When we were in school or college or at any stage in our lives that we are seeking out education, the human automatically tends to assume that the instructor is 100% well versed with the topic at hand and knows all the correct answers to all possible questions. To me this is already a pretty heavy burden to shoulder for teachers. But now research shows that teachers should be well aware of all possible wrong answers as well. Let’s see why…
Let’s observe a common fact that the earth has an elliptical orbit. It means we're closer to the sun for one part of the year and farther away for the other part. Does this fact explain why it's hotter in the summer and colder in the winter? Lots of people think so. And they're all wrong.
Philip Sadler dons two hats, one that of a professor of astronomy and the second one of the director of the science education department at Harvard University, and he is literally obsessed with debunking wrong answers like these.
"Students are not empty vessels," he postulates. "Students are full of all kinds of knowledge, and they have explanations for everything."
Teachers who find their students thinking processes fascinating are simply better than teachers who find only the subject matter itself fascinating. According to cognitive science, says Sadler, if you don't understand the flaws in students' reasoning, you're not going to be able to dislodge their misconceptions and replace them with the correct concepts.
It is a very strenuous exercise to dislodge the ideas that you have come up with and replace them with the ones that you read in a book or listen to a lecture. However, once a teacher discovers the flaw a student’s mindset, what recourse does she have to set it right?

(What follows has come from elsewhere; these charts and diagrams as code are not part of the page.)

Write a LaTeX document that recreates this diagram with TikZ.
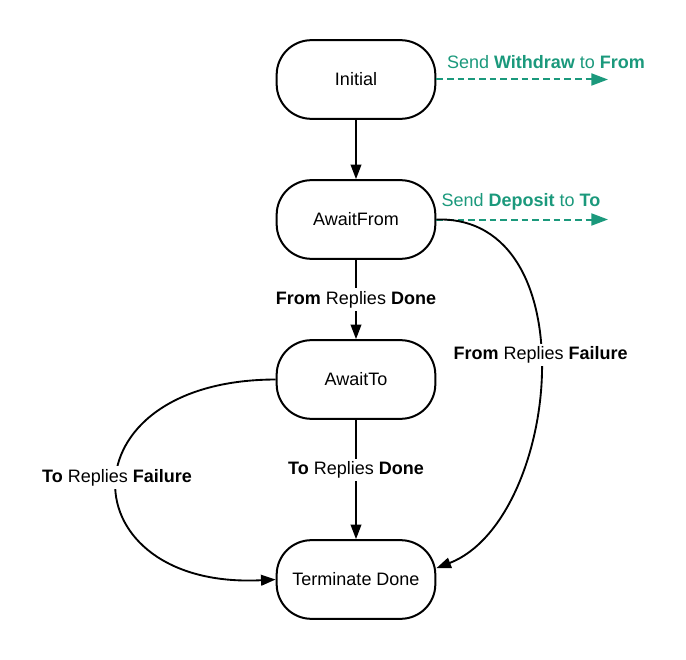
\documentclass[tikz,border=0pt]{standalone}
\usepackage{fontspec}
\setmainfont{Liberation Sans}
\usetikzlibrary{arrows.meta}
\definecolor{sendgreen}{RGB}{27,153,124}

\tikzset{
  state/.style={draw, line width=1.5pt, rounded corners=26pt, minimum width=119pt,
    minimum height=59pt, inner sep=0pt, font=\fontsize{13.5}{16}\selectfont},
  trans/.style={line width=1.4pt, -{Triangle[length=11pt,width=8pt]}},
  send/.style={sendgreen, line width=1.5pt, dash pattern=on 5pt off 3pt,
    -{Triangle[length=12.5pt,width=9pt]}},
  lbl/.style={fill=white, inner sep=2pt, font=\fontsize{13.5}{16}\selectfont},
  sendlbl/.style={text=sendgreen, inner sep=0pt, font=\fontsize{13.5}{16}\selectfont}
}

\begin{document}
\begin{tikzpicture}[x=0.75pt, y=-0.75pt]
            \useasboundingbox (0,0) rectangle (686,660);

            \foreach \name/\txt/\y in {ini/Initial/79.5, afrom/AwaitFrom/219.5,
                                       ato/AwaitTo/379.5, tdone/Terminate Done/579.5} {
                \node[state] (\name) at (356,\y) {\txt};
              }

            % messages sent on entry
            \coordinate (wend) at (608,79.5);
            \coordinate (dend) at (608,219.5);
            \draw[send] (ini.east) -- (wend);
            \draw[send] (afrom.east) -- (dend);
            \node[sendlbl] (wlbl) at (546,62) {Send \textbf{Withdraw} to \textbf{From}};
            \node[sendlbl] (dlbl) at (521,202) {Send \textbf{Deposit} to \textbf{To}};

            % transitions
            \draw[trans] (ini) -- (afrom);
            \draw[trans] (afrom) -- (ato) node[lbl, midway] {\textbf{From} Replies \textbf{Done}};
            \draw[trans] (ato) -- (tdone) node[lbl, pos=0.42] {\textbf{To} Replies \textbf{Done}};
            \draw[trans] (afrom.east) .. controls (590,215) and (560,520) .. (tdone.8)
              node[lbl, pos=0.46] {\textbf{From} Replies \textbf{Failure}};
            \draw[trans] (ato.west) .. controls (60,380) and (68,590) .. (tdone.west)
              node[lbl, pos=0.48] {\textbf{To} Replies \textbf{Failure}};
            \end{tikzpicture}
\end{document}
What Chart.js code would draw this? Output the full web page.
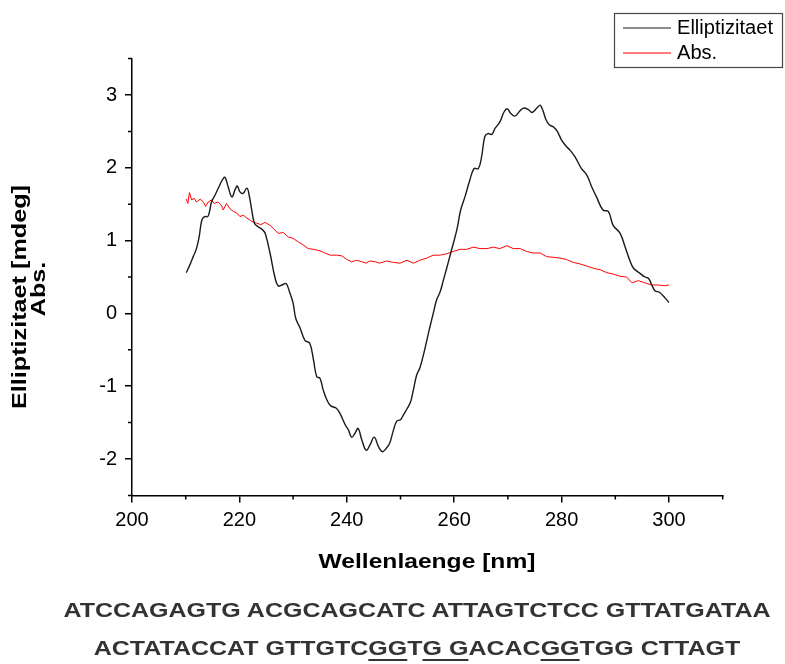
<!DOCTYPE html>
<html>
<head>
<meta charset="utf-8">
<script src="https://cdn.jsdelivr.net/npm/chart.js@4"></script>
<style>
  html, body { margin: 0; padding: 0; background: #fff; }
  #wrap { position: relative; width: 785px; height: 664px; }
  .seq {
    position: absolute; left: 417px; white-space: pre;
    font: bold 20.5px "Liberation Sans", Arial, sans-serif; color: #333;
    line-height: 20px;
    transform: translateX(-50%) scaleX(1.22);
  }
  .seq u { text-decoration-thickness: 2px; text-underline-offset: 4px; }
</style>
</head>
<body>
<div id="wrap">
  <canvas id="cdChart" width="785" height="664"></canvas>
  <div class="seq" style="top:600px">ATCCAGAGTG ACGCAGCATC ATTAGTCTCC GTTATGATAA</div>
  <div class="seq" style="top:638px">ACTATACCAT GTTGTC<u>GG</u>T<u>G G</u>ACAC<u>GG</u>TGG CTTAGT</div>
</div>
<script>
// wavelength [nm] / ellipticity [mdeg]
const cdWavelength = [210.1, 210.8, 211.4, 212.0, 212.5, 213.0, 213.5, 214.1, 214.5, 214.8,
    215.5, 216.2, 216.8, 217.3, 217.9, 218.6, 219.2, 219.6, 220.1, 220.7, 221.4, 221.8,
    222.3, 222.8, 223.5, 224.3, 224.8, 225.7, 226.6, 227.2, 227.9, 228.7, 229.4, 230.0,
    230.5, 231.3, 232.2, 233.1, 233.8, 234.4, 235.0, 235.6, 236.3, 237.0, 238.0, 238.7,
    239.7, 240.3, 240.9, 241.5, 242.1, 242.8, 243.6, 244.3, 245.1, 245.9, 246.6, 247.4,
    248.0, 248.7, 249.3, 250.0, 250.5, 251.3, 251.9, 252.4, 253.0, 253.6, 254.2, 254.9,
    255.5, 256.1, 256.7, 257.4, 258.0, 258.6, 259.5, 260.5, 261.2, 262.0, 262.9, 263.7,
    264.5, 265.1, 265.7, 266.3, 267.0, 267.6, 268.5, 269.3, 269.9, 270.5, 271.3, 272.1,
    272.9, 273.8, 274.5, 275.4, 276.0, 276.5, 277.1, 277.7, 278.5, 279.2, 280.0, 280.8,
    281.6, 282.5, 283.7, 284.7, 285.6, 286.5, 287.7, 288.7, 289.6, 290.9, 291.8, 292.7,
    293.4, 294.6, 295.5, 296.2, 296.8, 297.4, 298.2, 299.3, 300.0];
const ellipticity = [0.56, 0.67, 0.78, 0.89, 1.05, 1.28, 1.33, 1.33, 1.42, 1.53,
    1.63, 1.74, 1.83, 1.87, 1.74, 1.60, 1.70, 1.75, 1.67, 1.65, 1.72, 1.63,
    1.42, 1.24, 1.19, 1.15, 1.10, 0.83, 0.50, 0.38, 0.39, 0.41, 0.28, 0.14,
    -0.07, -0.20, -0.37, -0.41, -0.64, -0.87, -0.89, -1.05, -1.19, -1.27, -1.30, -1.37,
    -1.53, -1.60, -1.70, -1.65, -1.58, -1.74, -1.88, -1.81, -1.70, -1.83, -1.90, -1.85,
    -1.78, -1.60, -1.48, -1.46, -1.40, -1.30, -1.21, -1.05, -0.85, -0.75, -0.59, -0.37,
    -0.18, 0.00, 0.18, 0.30, 0.46, 0.62, 0.87, 1.15, 1.42, 1.60, 1.83, 1.99,
    1.99, 2.15, 2.43, 2.47, 2.46, 2.54, 2.63, 2.77, 2.81, 2.75, 2.71, 2.77,
    2.82, 2.80, 2.76, 2.82, 2.86, 2.79, 2.66, 2.59, 2.56, 2.50, 2.38, 2.30,
    2.24, 2.15, 1.99, 1.90, 1.74, 1.60, 1.42, 1.40, 1.21, 1.10, 0.92, 0.73,
    0.62, 0.55, 0.50, 0.48, 0.39, 0.31, 0.29, 0.21, 0.15];

// wavelength [nm] / absorbance
const absWavelength = [210.1, 210.4, 210.7, 211.1, 211.6, 212.0, 212.7, 213.3, 213.7, 214.2,
    214.8, 215.3, 216.0, 216.6, 217.0, 217.6, 218.2, 218.9, 219.5, 220.1, 220.7, 221.4,
    222.0, 222.6, 223.2, 224.0, 224.8, 225.7, 226.3, 227.2, 228.2, 229.1, 230.0, 231.0,
    231.9, 232.8, 233.8, 235.0, 235.9, 236.9, 238.1, 239.1, 240.0, 240.9, 241.8, 242.8,
    243.6, 244.3, 245.3, 246.1, 247.4, 248.7, 249.9, 251.2, 252.4, 253.6, 254.9, 256.1,
    257.4, 258.6, 259.8, 261.1, 262.3, 263.6, 264.8, 266.1, 267.3, 268.5, 269.8, 271.0,
    272.3, 273.5, 274.7, 276.0, 277.2, 278.5, 279.7, 280.9, 282.2, 283.4, 284.7, 285.9,
    287.2, 288.4, 289.6, 290.9, 292.1, 293.1, 294.3, 295.5, 296.8, 298.0, 299.2, 300.0];
const absorbance = [1.57, 1.51, 1.66, 1.56, 1.58, 1.53, 1.57, 1.53, 1.47, 1.53,
    1.56, 1.51, 1.53, 1.49, 1.42, 1.51, 1.44, 1.40, 1.38, 1.33, 1.35, 1.31,
    1.28, 1.25, 1.24, 1.22, 1.25, 1.21, 1.17, 1.10, 1.11, 1.05, 1.03, 0.98,
    0.94, 0.89, 0.88, 0.86, 0.83, 0.80, 0.80, 0.79, 0.74, 0.71, 0.73, 0.71,
    0.69, 0.72, 0.71, 0.69, 0.72, 0.70, 0.69, 0.73, 0.69, 0.73, 0.76, 0.80,
    0.80, 0.82, 0.85, 0.88, 0.88, 0.91, 0.89, 0.89, 0.91, 0.89, 0.93, 0.89,
    0.89, 0.85, 0.83, 0.83, 0.78, 0.77, 0.76, 0.74, 0.70, 0.68, 0.65, 0.62,
    0.60, 0.56, 0.54, 0.51, 0.50, 0.42, 0.45, 0.42, 0.39, 0.39, 0.38, 0.39];

const seriesNames = ['Elliptizitaet', 'Abs.'];
const seriesColors = ['#1a1a1a', '#ff0000'];
const xMajor = [200, 220, 240, 260, 280, 300];
const xMinor = [210, 230, 250, 270, 290, 310];
const yMajor = [-2, -1, 0, 1, 2, 3];
const yMinor = [-2.5, -1.5, -0.5, 0.5, 1.5, 2.5, 3.5];
const xTitle = 'Wellenlaenge [nm]';
const yTitle = ['Elliptizitaet [mdeg]', 'Abs.'];

const FONT = '"Liberation Sans", Arial, sans-serif';

function toPoints(xs, ys) {
    return xs.map((x, i) => ({ x: x, y: ys[i] }));
}

// stretched text like the original export
function wideText(ctx, txt, x, y, font, sx, align) {
    ctx.save();
    ctx.font = font;
    ctx.textBaseline = 'middle';
    ctx.textAlign = align || 'center';
    ctx.translate(x, y);
    ctx.scale(sx, 1);
    ctx.fillText(txt, 0, 0);
    ctx.restore();
}

const decorations = {
    id: 'decorations',
    afterDraw(chart) {
        const ctx = chart.ctx;
        const xs = chart.scales.x, ys = chart.scales.y;
        const area = chart.chartArea;
        ctx.save();
        ctx.strokeStyle = '#000';
        ctx.lineWidth = 1.5;
        // minor ticks
        ctx.beginPath();
        xMinor.forEach(v => {
            const px = xs.getPixelForValue(v);
            ctx.moveTo(px, area.bottom);
            ctx.lineTo(px, area.bottom + 4);
        });
        yMinor.forEach(v => {
            const py = ys.getPixelForValue(v);
            ctx.moveTo(area.left, py);
            ctx.lineTo(area.left - 4, py);
        });
        ctx.stroke();
        ctx.fillStyle = '#000';
        // axis titles
        wideText(ctx, xTitle, 427, 562, 'bold 20.5px ' + FONT, 1.2);
        ctx.save();
        ctx.translate(20.5, 297);
        ctx.rotate(-Math.PI / 2);
        wideText(ctx, yTitle[0], 0, 0, 'bold 21px ' + FONT, 1.2);
        ctx.restore();
        ctx.save();
        ctx.translate(39.5, 289);
        ctx.rotate(-Math.PI / 2);
        wideText(ctx, yTitle[1], 0, 0, 'bold 21px ' + FONT, 1.2);
        ctx.restore();
        // legend
        ctx.lineWidth = 1.2;
        ctx.strokeStyle = '#444';
        ctx.strokeRect(614.5, 13.5, 168, 54);
        seriesNames.forEach((name, i) => {
            const ly = 28 + i * 25;
            ctx.strokeStyle = seriesColors[i];
            ctx.lineWidth = 1.2;
            ctx.beginPath();
            ctx.moveTo(623, ly);
            ctx.lineTo(671, ly);
            ctx.stroke();
            ctx.fillStyle = '#000';
            wideText(ctx, name, 677, ly + 1, '19.5px ' + FONT, 1.03, 'left');
        });
        ctx.restore();
    }
};

const axisCommon = {
    type: 'linear',
    grid: { drawOnChartArea: false, drawTicks: true, tickLength: 7, color: '#000', lineWidth: 1.5 },
    border: { display: true, color: '#000', width: 1.5 },
    ticks: { color: '#000', font: { family: FONT, size: 20 } }
};

new Chart(document.getElementById('cdChart').getContext('2d'), {
    type: 'line',
    data: {
        datasets: [{
            label: seriesNames[0],
            data: toPoints(cdWavelength, ellipticity),
            borderColor: seriesColors[0],
            borderWidth: 1.4,
            pointRadius: 0,
            tension: 0.4,
            fill: false
        }, {
            label: seriesNames[1],
            data: toPoints(absWavelength, absorbance),
            borderColor: seriesColors[1],
            borderWidth: 1,
            pointRadius: 0,
            tension: 0,
            fill: false
        }]
    },
    options: {
        responsive: false,
        animation: false,
        layout: { padding: { left: 72, top: 58.6, right: 62.3, bottom: 98.6 } },
        plugins: { legend: { display: false }, tooltip: { enabled: false } },
        scales: {
            x: Object.assign({}, axisCommon, {
                min: 200, max: 310,
                ticks: Object.assign({}, axisCommon.ticks, { padding: 6, maxRotation: 0 }),
                afterBuildTicks: s => { s.ticks = xMajor.map(v => ({ value: v })); },
                afterFit: s => { s.height = 70; }
            }),
            y: Object.assign({}, axisCommon, {
                min: -2.5, max: 3.5,
                ticks: Object.assign({}, axisCommon.ticks, { padding: 8 }),
                afterBuildTicks: s => { s.ticks = yMajor.map(v => ({ value: v })); },
                afterFit: s => { s.width = 60; }
            })
        }
    },
    plugins: [decorations]
});
</script>
</body>
</html>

Sadler advises to go the Greek way – by asking questions and having students think out loud. This works much better than lecturing. "Teachers who find their kids' ideas fascinating are just better teachers than teachers who find the subject matter fascinating," he says.
Once the students arrive at the crucial juncture where they question their existing ideas, the next step is to expose students to the appropriate information and experience that will enable them to reason their way to the right answer.
For instance, Sadler and his colleagues have designed an astronomy course for high school students. In one of the lessons, students were made to look at pictures of the sun taken through the same telescope monthly through a year. Most predicted that the sun would appear larger in the hot months. However, once they got out the rulers, they would discover that the sun is biggest (i.e., closest) in January. (The closest point in our orbit, the "perihelion," was Jan. 2 this year.)
Well it certainly turns the logic of the elliptical orbit on its head. Oh, by the way the earth’s seasons are caused due to the 23.5 degree tilt off its axis.